# Dämpfer für Norco Six 2006 Rahmen



## excalibur7706 (22. Juni 2009)

Hallo,

habe mir einen gebrauchten Norco Six 2006 Rahmen mit Fox DHX 3.0 Stahlfederdämpfer erstanden. Bin nun auf der Suche nach einem leichteren Luftdämpfer. Laut Spezifikation auf der Homepage hat der DHX die Maß 200mm/50,8mm.

Welche Dämpfer könnt ihr mir empfehlen? 
Funktioniert auch ein 200/57mm Dämpfer? Garantie?

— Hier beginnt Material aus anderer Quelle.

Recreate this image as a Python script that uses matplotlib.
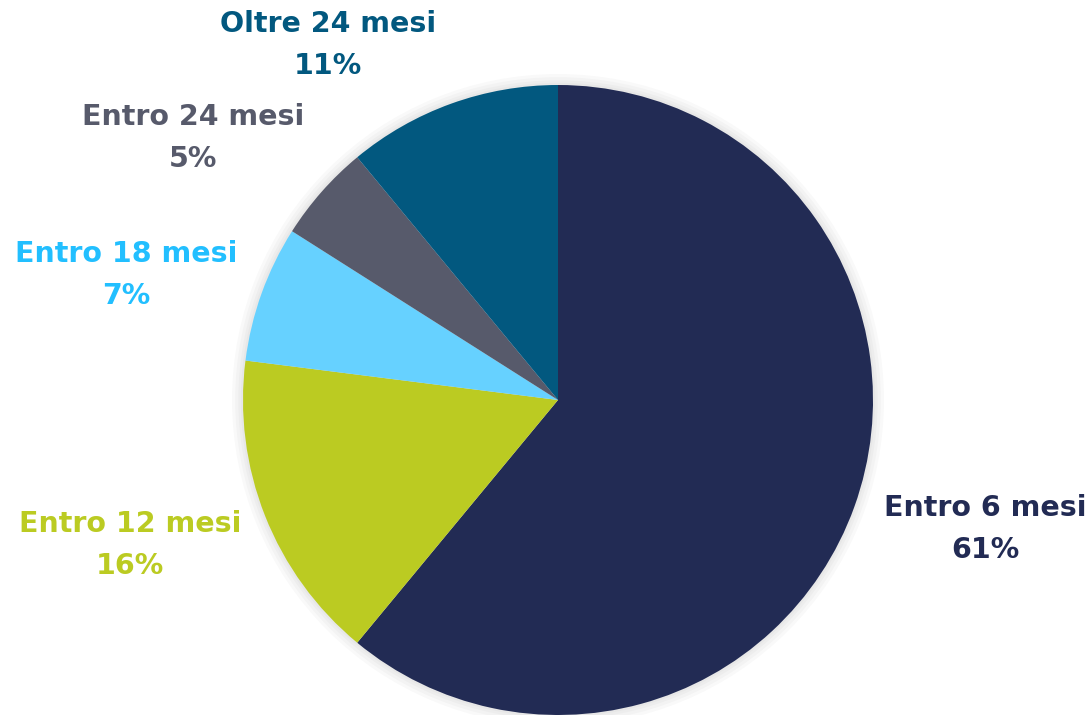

Bin jetzt 3 Wochen in Kanada in urlaub und will mir evtl. dort einen Dämpfer kaufen sofern er günstiger ist. Hat jemand Tips?

Gruß
Ben


----------



## Indian Summer (22. Juni 2009)

Hi Ben

Woher hast Du die Info, dass der Dämpfer des Norco Six 2006 2 Inch und 
nicht 2.25" Hub hat?

Cheers,

Fritz


----------



## MTB-News.de




----------



## excalibur7706 (22. Juni 2009)

Indian Summer schrieb:


> Hi Ben
> 
> Woher hast Du die Info, dass der Dämpfer des Norco Six 2006 2 Inch und
> nicht 2.25" Hub hat?
> ...



In dem Beitrag zu den Ersatzteilen findet man folgenden Link
http://www.indiansummer.ch/downloads_1944805.php

Dort sind auch die Handbücher zu finden.
In dem Manual 05-06 ist 2.0 Hub angegeben.

Habe aber gerade in der Brochüre 2006 auf Seite gesehen, daß er doch 2.25 Hub hat. Was stimmt nun?

Gruß

Ben


----------



## Indian Summer (22. Juni 2009)

Hi Ben

Du kannst in dem Fall auf die Spezifikationsliste im Katalog gehen:
2.25", also 57mm Hub, sollte also stimmen. Die Fluids hatten bei
gleicher Dämpferlänge 2" Hub - und somit auch weniger Federweg.

Cheers,

Fritz


----------